Understand Fraction Multiplication | 5th Grade Math

Understand Fraction Multiplication

Grade 5 Math – Short Notes & Formulae

Multiply Fractions by Whole Numbers

  • Multiply the numerator by the whole number, keep the denominator the same.
  • Formula: \( n \times \frac{a}{b} = \frac{n \times a}{b} \)
  • Example: \( 4 \times \frac{2}{5} = \frac{8}{5} = 1\frac{3}{5} \)
  • Model: Use number lines, arrays, or diagrams to visualize repeated groups.

Fractions of a Number

  • Find \(\frac{a}{b}\) of n: Divide n by denominator, then multiply by numerator.
  • Formula: \( \frac{a}{b} \text{ of } n = \frac{a \times n}{b} \)
  • Example: \(\frac{3}{4}\) of 20 = \( \frac{3\times 20}{4} = 15 \)
  • Visual: Shade parts of shapes/arrays or use division, then multiplication.

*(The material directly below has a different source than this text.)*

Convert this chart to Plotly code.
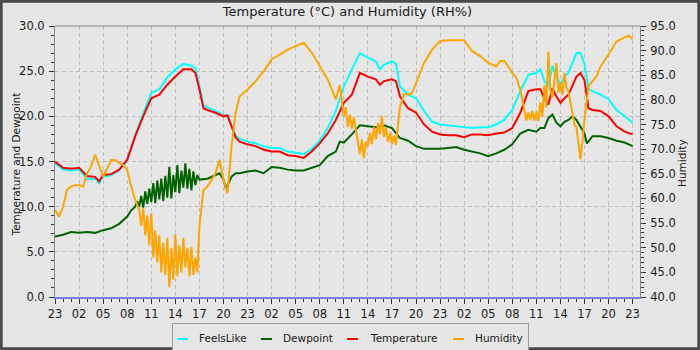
import pandas as pd
import plotly.graph_objects as go

# ---------------- data ----------------
start_time = "2024-06-10 23:00"
series_names = ["FeelsLike", "Dewpoint", "Temperature", "Humidity"]
series_colors = ["#00ffff", "#006400", "#ff0000", "#ffa500"]


def grid(a, b, step):
    n = int(round((b - a) / step)) + 1
    return [round(a + i * step, 2) for i in range(n)]


# hours since start (Temperature & FeelsLike share this grid)
t_hours = [0, 1, 2, 3, 4, 5, 5.5, 6, 7, 8, 9, 10, 11, 12, 13, 14, 15, 16, 17, 17.5,
           18, 18.5, 19, 20, 21, 21.5, 22, 22.5, 23, 24, 25, 26, 27, 28, 29, 30, 31, 32,
           33, 34, 35, 36, 37, 38, 39, 40, 40.5, 41, 42, 42.5, 43, 44, 45, 46, 47, 48,
           49, 50, 51, 52, 53, 54, 55, 56, 57, 58, 59, 60, 60.5, 61, 61.5, 62, 62.5, 63,
           63.5, 64, 65, 65.5, 66, 66.5, 67, 68, 69, 70, 71, 72]
temperature = [15.0, 14.3, 14.2, 14.3, 13.4, 13.3, 12.8, 13.5, 13.6, 14.1, 15.2, 17.8, 20.0,
               22.0, 22.4, 23.5, 24.4, 25.2, 25.2, 24.8, 23.0, 20.9, 20.7, 20.4, 20.0, 20.1,
               18.9, 17.7, 17.2, 16.9, 16.7, 16.3, 16.1, 16.1, 15.7, 15.6, 15.4, 16.1, 17.0,
               18.1, 19.6, 21.5, 22.4, 24.8, 24.4, 24.1, 23.5, 23.9, 24.1, 23.9, 22.2, 20.9,
               20.4, 19.1, 18.3, 18.0, 17.9, 17.9, 17.7, 18.0, 18.0, 17.9, 18.1, 18.2, 18.7,
               20.4, 22.8, 23.0, 23.0, 21.9, 21.3, 23.1, 22.2, 21.5, 22.0, 22.4, 24.4, 24.8,
               24.0, 20.9, 20.7, 20.6, 20.0, 18.9, 18.3, 18.0]
feels_like = [14.8, 14.1, 14.0, 14.1, 13.1, 13.1, 12.6, 13.3, 13.5, 14.0, 15.1, 17.9, 20.3,
              22.6, 23.0, 24.3, 25.2, 25.8, 25.6, 25.3, 23.4, 21.2, 21.0, 20.6, 20.1, 20.1,
              19.0, 17.9, 17.5, 17.2, 17.0, 16.7, 16.5, 16.5, 16.1, 16.0, 15.8, 16.4, 17.3,
              18.7, 20.6, 23.3, 25.2, 27.0, 26.5, 26.1, 25.2, 25.7, 26.1, 25.8, 23.3, 22.4,
              22.0, 20.6, 19.4, 19.1, 19.0, 18.9, 18.8, 18.7, 18.8, 18.8, 19.1, 19.6, 20.7,
              22.8, 24.6, 24.8, 25.2, 23.9, 23.3, 25.6, 24.4, 23.5, 24.4, 24.8, 27.0, 27.0,
              25.8, 23.0, 22.8, 22.4, 21.9, 20.7, 20.0, 19.3]

d_hours = (grid(0, 9, 1) + [9.5] + grid(10, 18, 0.25) +
           [19, 20, 20.5, 21, 21.3, 22, 22.5] + grid(23, 35, 1) + [35.5] + grid(36, 60, 1) +
           [60.5, 61, 61.5, 62, 62.5, 63, 63.5, 64, 64.5, 65, 65.5, 66, 66.3] +
           grid(67, 72, 1))
dewpoint = [6.7, 6.9, 7.2, 7.1, 7.2, 7.1, 7.4, 7.6, 8.1, 8.9,
            9.6,
            10.0, 10.6, 10.0, 11.2, 9.9, 11.7, 10.3, 12.0, 10.5, 12.6, 10.4, 12.9, 10.8,
            13.1, 10.6, 13.4, 11.0, 14.4, 10.9, 13.5, 11.6, 14.6, 11.5, 14.0, 12.1, 14.8,
            12.0, 14.2, 11.8, 13.9, 12.4, 13.5, 13.0,
            13.1, 13.5, 13.7, 13.0, 12.0, 13.3, 13.7,
            13.7, 13.9, 14.0, 13.7, 14.4, 14.3, 14.1, 14.0, 14.0, 14.3, 14.6, 15.6, 16.1,
            17.2,
            17.1, 18.0, 19.0, 18.9, 18.8, 19.0, 18.7, 17.6, 17.3, 16.7, 16.4, 16.4, 16.4,
            16.5, 16.6, 16.3, 16.1, 15.9, 15.6, 15.9, 16.3, 16.9, 18.1, 18.5, 18.3,
            18.7, 18.7, 19.8, 20.2, 19.3, 18.9, 19.4, 19.6, 20.0, 19.6, 18.9, 18.1, 17.0,
            17.8, 17.8, 17.6, 17.3, 17.1, 16.7]

h_hours = (grid(0, 10, 0.5) + grid(10.5, 18, 0.25) + grid(18.5, 22.5, 0.5) +
           grid(23, 35, 1) + [35.5] + grid(36, 42.5, 0.25) + [43, 43.5, 44, 44.5] +
           grid(45, 55, 1) + grid(55.5, 58, 0.5) + grid(58.5, 66, 0.25) +
           [66.5, 67, 67.5, 68, 69, 70, 71, 71.5, 72])
humidity = [57.7, 56.3, 58.3, 61.7, 62.4, 62.7, 62.7, 62.4, 65.1, 66.5, 68.9, 66.5, 64.4,
            66.1, 67.8, 67.8, 67.2, 66.8, 65.8, 62.4, 59.7,
            57.7, 54.5, 58.0, 52.5, 56.5, 50.5, 57.0, 48.0, 53.5, 47.0, 52.5, 45.0, 51.0,
            44.5, 52.0, 42.0, 50.0, 43.5, 52.8, 44.2, 50.5, 45.0, 52.0, 46.0, 50.0, 44.2,
            50.2, 44.5, 48.0, 45.0, 54.3,
            61.7, 62.4, 63.8, 65.1, 67.8, 63.8, 61.0, 70.5, 77.3,
            80.7, 82.1, 83.8, 85.8, 88.2, 89.2, 90.2, 90.9, 91.6, 89.6, 86.8, 84.1, 80.1,
            83.0,
            76.7, 78.5, 74.5, 77.0, 74.2, 76.5, 74.0, 71.5, 69.0, 72.0, 68.2, 71.5, 70.5,
            73.3, 71.0, 74.5, 72.0, 75.3, 73.0, 76.7, 72.5, 74.5, 71.5, 73.3, 71.0, 72.8,
            70.9,
            78.7, 81.1, 81.1, 81.4,
            83.4, 87.5, 90.2, 91.9, 92.1, 92.1, 92.1, 89.9, 88.9, 87.5, 86.8,
            87.9, 87.9, 86.8, 85.5, 84.5, 82.1,
            78.0, 75.8, 77.5, 75.9, 77.8, 75.8, 77.6, 75.7, 79.5, 76.5, 83.0, 78.5, 89.8,
            82.0, 80.5, 84.0, 87.5, 81.5, 83.5, 81.0, 85.5, 82.5, 81.8, 79.5, 77.5, 75.0,
            74.5, 71.0, 68.0, 71.5, 76.0,
            82.8, 83.8, 84.8, 86.8, 89.2, 91.9, 92.6, 93.1, 92.3]

assert len(t_hours) == len(temperature) == len(feels_like)
assert len(d_hours) == len(dewpoint), (len(d_hours), len(dewpoint))
assert len(h_hours) == len(humidity), (len(h_hours), len(humidity))

# ---------------- figure ----------------
t0 = pd.Timestamp(start_time)


def to_time(hours):
    return t0 + pd.to_timedelta(hours, unit="h")


FONT = "DejaVu Sans"
TXT = "#1a1a1a"
BG = "#e6e6e6"

# plot-area pixel geometry
L, R, T, B = 55, 640, 26, 297
PW, PH = R - L, B - T


def px_x(px):
    return (px - L) / PW


def px_y(py):
    return (B - py) / PH


fig = go.Figure()
fig.add_trace(go.Scatter(x=to_time(h_hours), y=humidity, yaxis="y2", mode="lines",
                         line=dict(color=series_colors[3], width=2), name=series_names[3]))
fig.add_trace(go.Scatter(x=to_time(t_hours), y=feels_like, mode="lines",
                         line=dict(color=series_colors[0], width=2), name=series_names[0]))
fig.add_trace(go.Scatter(x=to_time(d_hours), y=dewpoint, mode="lines",
                         line=dict(color=series_colors[1], width=2), name=series_names[1]))
fig.add_trace(go.Scatter(x=to_time(t_hours), y=temperature, mode="lines",
                         line=dict(color=series_colors[2], width=2), name=series_names[2]))

x_end = t0 + pd.Timedelta(hours=72.92)

fig.update_layout(
    width=700, height=350,
    margin=dict(l=L, r=700 - R, t=T, b=350 - B, pad=0),
    paper_bgcolor=BG, plot_bgcolor=BG,
    font=dict(family=FONT, size=11, color=TXT),
    showlegend=False,
    title=dict(text="Temperature (°C) and Humidity (RH%)", x=0.5, xref="paper",
               xanchor="center", y=1 - 11.5 / 350, yref="container", yanchor="middle",
               font=dict(size=13, family=FONT, color=TXT)),
    xaxis=dict(
        type="date", range=[t0, x_end], tick0=t0, dtick=3 * 3600 * 1000,
        tickformat="%H", ticks="outside", ticklen=5, tickcolor="#333",
        showline=True, linecolor="#7b7bef", linewidth=2,
        showgrid=True, gridcolor="#bdbdbd", griddash="4px,3px", gridwidth=1,
        minor=dict(dtick=3600 * 1000, ticks="outside", ticklen=3, tickcolor="#333",
                   showgrid=False),
        tickfont=dict(size=11.5), zeroline=False,
    ),
    yaxis=dict(
        range=[0, 30], dtick=5, tickformat=".1f", ticks="outside", ticklen=5,
        tickcolor="#333", showline=True, linecolor="#888", linewidth=1,
        showgrid=True, gridcolor="#bdbdbd", griddash="4px,3px", gridwidth=1,
        minor=dict(dtick=1, ticks="outside", ticklen=3, tickcolor="#333", showgrid=False),
        zeroline=False, tickfont=dict(size=11.5), ticklabelstandoff=2,
    ),
    yaxis2=dict(
        range=[40, 95], dtick=5, tickformat=".1f", ticks="outside", ticklen=5,
        tickcolor="#333", overlaying="y", side="right", showline=True, linecolor="#888",
        showgrid=False, zeroline=False,
        minor=dict(dtick=1, ticks="outside", ticklen=3, tickcolor="#333", showgrid=False),
        tickfont=dict(size=11.5), ticklabelstandoff=2,
    ),
)

shapes = [
    # top border of plot area
    dict(type="line", xref="paper", yref="paper", x0=0, x1=1, y0=1, y1=1,
         line=dict(color="#888", width=1)),
    # outer frame
    dict(type="rect", xref="paper", yref="paper", x0=px_x(1.2), x1=px_x(698.8),
         y0=px_y(348.8), y1=px_y(1.2), line=dict(color="#4a4a4a", width=3)),
    # legend box
    dict(type="rect", xref="paper", yref="paper", x0=px_x(172.5), x1=px_x(528.5),
         y0=px_y(352), y1=px_y(323.5), line=dict(color="#9a9a9a", width=1),
         fillcolor=BG, layer="above"),
]
annotations = [
    dict(text="Temperature and Dewpoint", textangle=-90, xref="paper", yref="paper",
         x=px_x(15.5), y=px_y(165), xanchor="center", yanchor="middle", showarrow=False,
         font=dict(size=10.5, family=FONT, color=TXT)),
    dict(text="Humidity", textangle=-90, xref="paper", yref="paper",
         x=px_x(682), y=px_y(163), xanchor="center", yanchor="middle", showarrow=False,
         font=dict(size=10.5, family=FONT, color=TXT)),
]
legend_symbol_x = [177, 261, 347, 453]
legend_text_x = [196.5, 280.5, 367.5, 472.5]
for name, color, sx, tx in zip(series_names, series_colors, legend_symbol_x, legend_text_x):
    shapes.append(dict(type="line", xref="paper", yref="paper", x0=px_x(sx),
                       x1=px_x(sx + 11), y0=px_y(339), y1=px_y(339),
                       line=dict(color=color, width=2), layer="above"))
    annotations.append(dict(text=name, xref="paper", yref="paper", x=px_x(tx),
                            y=px_y(337.5), xanchor="left", yanchor="middle",
                            showarrow=False, font=dict(size=10.5, family=FONT, color=TXT)))

fig.update_layout(shapes=shapes, annotations=annotations)
fig.write_html("out.html")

Multiply Fractions Using Models

  • Area/array model: Partition a rectangle for two fractions, overlap shows product.
  • Number line: Partition segments and show jumps or repeated addition.
  • Model can help visualize the meaning of fraction multiplication.
  • Example using array/area: \(\frac{1}{2} \times \frac{1}{3} = \frac{1}{6}\) (shaded overlap out of 6 parts).

Multiply Two Fractions

  • Multiply the numerators together, multiply denominators together.
  • Formula: \( \frac{a}{b} \times \frac{c}{d} = \frac{a \times c}{b \times d} \)
  • Example: \( \frac{3}{5} \times \frac{2}{7} = \frac{6}{35} \)
Shortcut: Always simplify if possible after multiplying!

Multiply Fractions Greater Than One

  • If given a mixed number, convert to improper fraction first.
  • Multiply as you would with regular fractions.
  • Example: \(1\frac{2}{3} \times \frac{3}{4} = \frac{5}{3} \times \frac{3}{4} = \frac{15}{12} = 1\frac{3}{12} = 1\frac{1}{4}\)

Multiples of Fractions & Missing Numbers

  • Find products by multiplying fractions repeatedly (e.g. 2 × \(\frac{4}{7}\) = \(\frac{8}{7}\)).
  • Find the value that matches a missing product by writing an equation and solving for the unknown.
  • Use models to show pattern of repeated addition or multiplication of fractions.

Quick Reference

  • Multiply fractions by whole numbers: numerator × whole, denominator stays.
  • Multiply fractions: numerator × numerator, denominator × denominator.
  • Simplify results when possible.
  • Use area models or number lines for understanding and visualization.
  • Convert mixed numbers to improper fractions before multiplying.
  • Fraction of a number: multiply numerator, then divide by denominator.
Tip: Draw models to make sense of tricky products!